Never Eat Alone by Keith Ferrazzi
One Line Summary
Networking secrets from a power connector
“You are the sum of the five people you spend the most time around”
Something I haven’t touched much on in this blog is networking. People either seem to love it or hate it, but there doesn’t seem to be much of an argument against properly doing it.
So what does proper networking look like?
In Never Eat Alone, networking superstar Keith Ferrazzi shares with us his secrets to create a social circle like no other. Originally this book was written in the early 2000’s, but because it was such a huge success and the rise of social media, an updated / extended version was released in 2014. That was the version I read.
This book can be incredibly useful if you’ve got a career that involves leveraging human connections which, let’s be honest, is likely almost everyone.
Why it’s Awesome
Most of the things I’ve learned about networking has not come from the traditional sphere of social dynamics. It’s come from the underground, rouge world of learning Game. So I questioned whether I really needed to read a networking book.
However, I decided I needed to follow my own philosophy of keeping an open mind and admit that there could be something of value in the traditional sphere. So here we are.
Really Ferrazzi’s whole philosophy could be summed up in one simple sentence: make real connections. I know that may not seem significant so let me explain.
In Ferrazzi’s massive networking career, what he has seen is that for most people, “networking” is really code for “please help me”. They’re looking at each person like they’re an object to extract some sort of value from. It’s like the creepy dude at the bar if you gave him a suit.
When your focus shifts from “help me” to “how do I help you”, that’s how you know you’re on the right track.
Like Russell Simmons says, you have to give in order to get. Networking is no different.
Another mistake people make is thinking that making connections when you’re networking is somehow different from making friends in real life. It’s not. People are people, and the same things that make us like a friend is what people are going to enjoy when networking.
That means building deep, authentic relationships. That means taking social risks. Don’t get caught in the hype that networking must be overly formal and professional.

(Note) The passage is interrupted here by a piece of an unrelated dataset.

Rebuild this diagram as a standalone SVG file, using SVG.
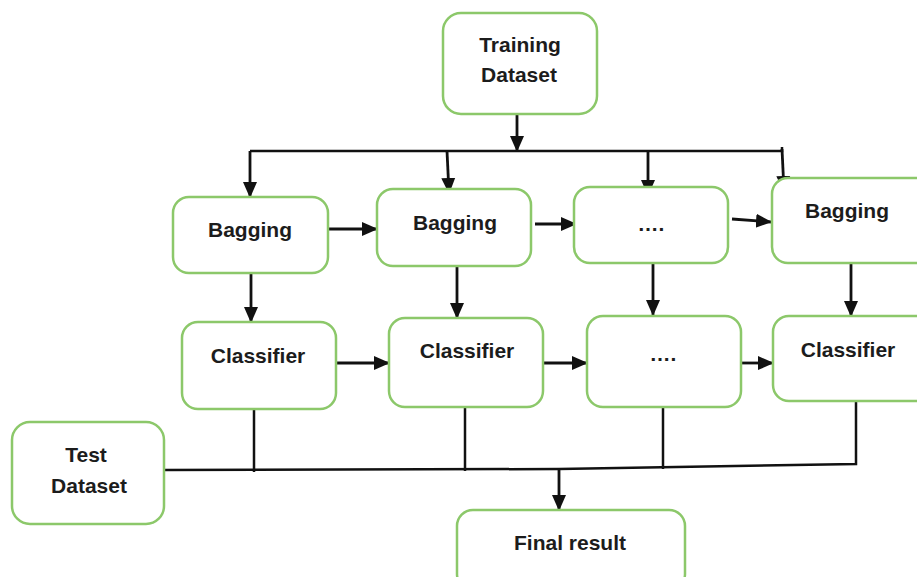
<svg xmlns="http://www.w3.org/2000/svg" width="917" height="577" viewBox="0 0 917 577">
<style>
.box{fill:#fff;stroke:#8cc86a;stroke-width:2.5}
.lbl{font-family:"Liberation Sans",Arial,sans-serif;font-weight:bold;font-size:21px;fill:#1c1c1c;text-anchor:middle}
.ln{fill:none;stroke:#111;stroke-width:2.5}
.ar{fill:none;stroke:#111;stroke-width:2.8;marker-end:url(#ah)}
</style>
<defs>
<marker id="ah" markerUnits="userSpaceOnUse" markerWidth="16" markerHeight="16" viewBox="0 0 16 16" refX="15" refY="8" orient="auto">
<path d="M0,1 L16,8 L0,15 Z" fill="#111"/>
</marker>
</defs>
<rect width="917" height="577" fill="#fff"/>
<g id="connectors">
<line class="ar" x1="517" y1="114" x2="517" y2="151"/>
<polyline class="ln" points="250,151 782,151 782,147"/>
<line class="ar" x1="250" y1="151" x2="250" y2="197"/>
<line class="ar" x1="447" y1="151" x2="449" y2="193"/>
<line class="ar" x1="648" y1="151" x2="648" y2="195"/>
<line class="ar" x1="782" y1="149" x2="784" y2="191"/>
<line class="ar" x1="328" y1="229" x2="377" y2="229"/>
<line class="ar" x1="535" y1="224" x2="576" y2="224"/>
<line class="ar" x1="732" y1="219" x2="771" y2="222"/>
<line class="ar" x1="251" y1="273" x2="251" y2="322"/>
<line class="ar" x1="457" y1="266" x2="457" y2="318"/>
<line class="ar" x1="653" y1="263" x2="653" y2="315"/>
<line class="ar" x1="851" y1="263" x2="851" y2="316"/>
<line class="ar" x1="336" y1="363" x2="389" y2="363"/>
<line class="ar" x1="543" y1="363" x2="587" y2="363"/>
<line class="ar" x1="741" y1="363" x2="773" y2="363"/>
<polyline class="ln" points="164,470 559,469 856,464 856,401"/>
<line class="ln" x1="254" y1="409" x2="254" y2="472"/>
<line class="ln" x1="465" y1="407" x2="465" y2="471"/>
<line class="ln" x1="663" y1="407" x2="663" y2="469"/>
<line class="ar" x1="559" y1="469" x2="559" y2="510"/>
</g>
<g id="training">
<rect class="box" x="443" y="13" width="154" height="101" rx="18"/>
<text class="lbl" x="520" y="52">Training</text>
<text class="lbl" x="519" y="82">Dataset</text>
</g>
<g id="bagging1">
<rect class="box" x="173" y="197" width="155" height="76" rx="16"/>
<text class="lbl" x="250" y="237">Bagging</text>
</g>
<g id="bagging2">
<rect class="box" x="377" y="189" width="154" height="77" rx="16"/>
<text class="lbl" x="455" y="230">Bagging</text>
</g>
<g id="bagging3">
<rect class="box" x="574" y="187" width="154" height="76" rx="16"/>
<text class="lbl" x="651" y="231">….</text>
</g>
<g id="bagging4">
<rect class="box" x="772" y="178" width="160" height="85" rx="16"/>
<text class="lbl" x="847" y="218">Bagging</text>
</g>
<g id="classifier1">
<rect class="box" x="182" y="322" width="154" height="87" rx="16"/>
<text class="lbl" x="258" y="363">Classifier</text>
</g>
<g id="classifier2">
<rect class="box" x="389" y="318" width="154" height="89" rx="16"/>
<text class="lbl" x="467" y="358">Classifier</text>
</g>
<g id="classifier3">
<rect class="box" x="587" y="316" width="154" height="91" rx="16"/>
<text class="lbl" x="663" y="361">….</text>
</g>
<g id="classifier4">
<rect class="box" x="773" y="316" width="160" height="85" rx="16"/>
<text class="lbl" x="848" y="357">Classifier</text>
</g>
<g id="test">
<rect class="box" x="12" y="422" width="152" height="102" rx="18"/>
<text class="lbl" x="86" y="462">Test</text>
<text class="lbl" x="89" y="493">Dataset</text>
</g>
<g id="final">
<rect class="box" x="457" y="510" width="228" height="80" rx="16"/>
<text class="lbl" x="570" y="550">Final result</text>
</g>
</svg>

One of my favorite networking stories that Ferrazzi tells is when he, unknowingly, walked up to the CEO of this huge company and asked him who he was. Apparently those around him were shocked because, gasp, he’s the CEO. Oh no!
But CEO is ultimately just a label. Ferrazzi ended up spending a lot of time together with that man simply by making a human to human connection, not a peon to CEO connection.
This may seem obvious, but the truth is people make this mistake all the time. So in practicality, it’s not obvious at all.
You have to realize that titles, labels and even physical appearances are just the surface. Don’t get sucked into the comparison game.
There’s a lot of practical tips that Ferrazzi shares in this book as well, and I suggest you read the book if you want to learn those. But really they will all come back to making real connections.
The ending of the book was also one of the best parts of this book. Turns out that Ferrazzi took the same 10-day meditation course I did, just at a different time. So how does a man who can’t stop talking end up sitting in silence for 10 days?
Ferrazzi talks about how even though he achieved a lot of material success in his life, ultimately he found it didn’t fulfill him. Then one day, an Indian man named S.N Goenka taught him something called Vispassana.
For Ferrazzi, his 10-day mediation retreat was a major turning point. He released a lot tension in his life, and his continued practice has done him so much for his happiness.
Why Does It Suck
The truth is there’s only so much you’re going to learn about networking from a book. Get out there and actually start talking to people. That’s the only way to do it.
The Wrap Up
Great for an introduction to social dynamics and networking. However you can go much deeper than even this. Ferrazzi is really only scratching the surface of how to make connections with people here.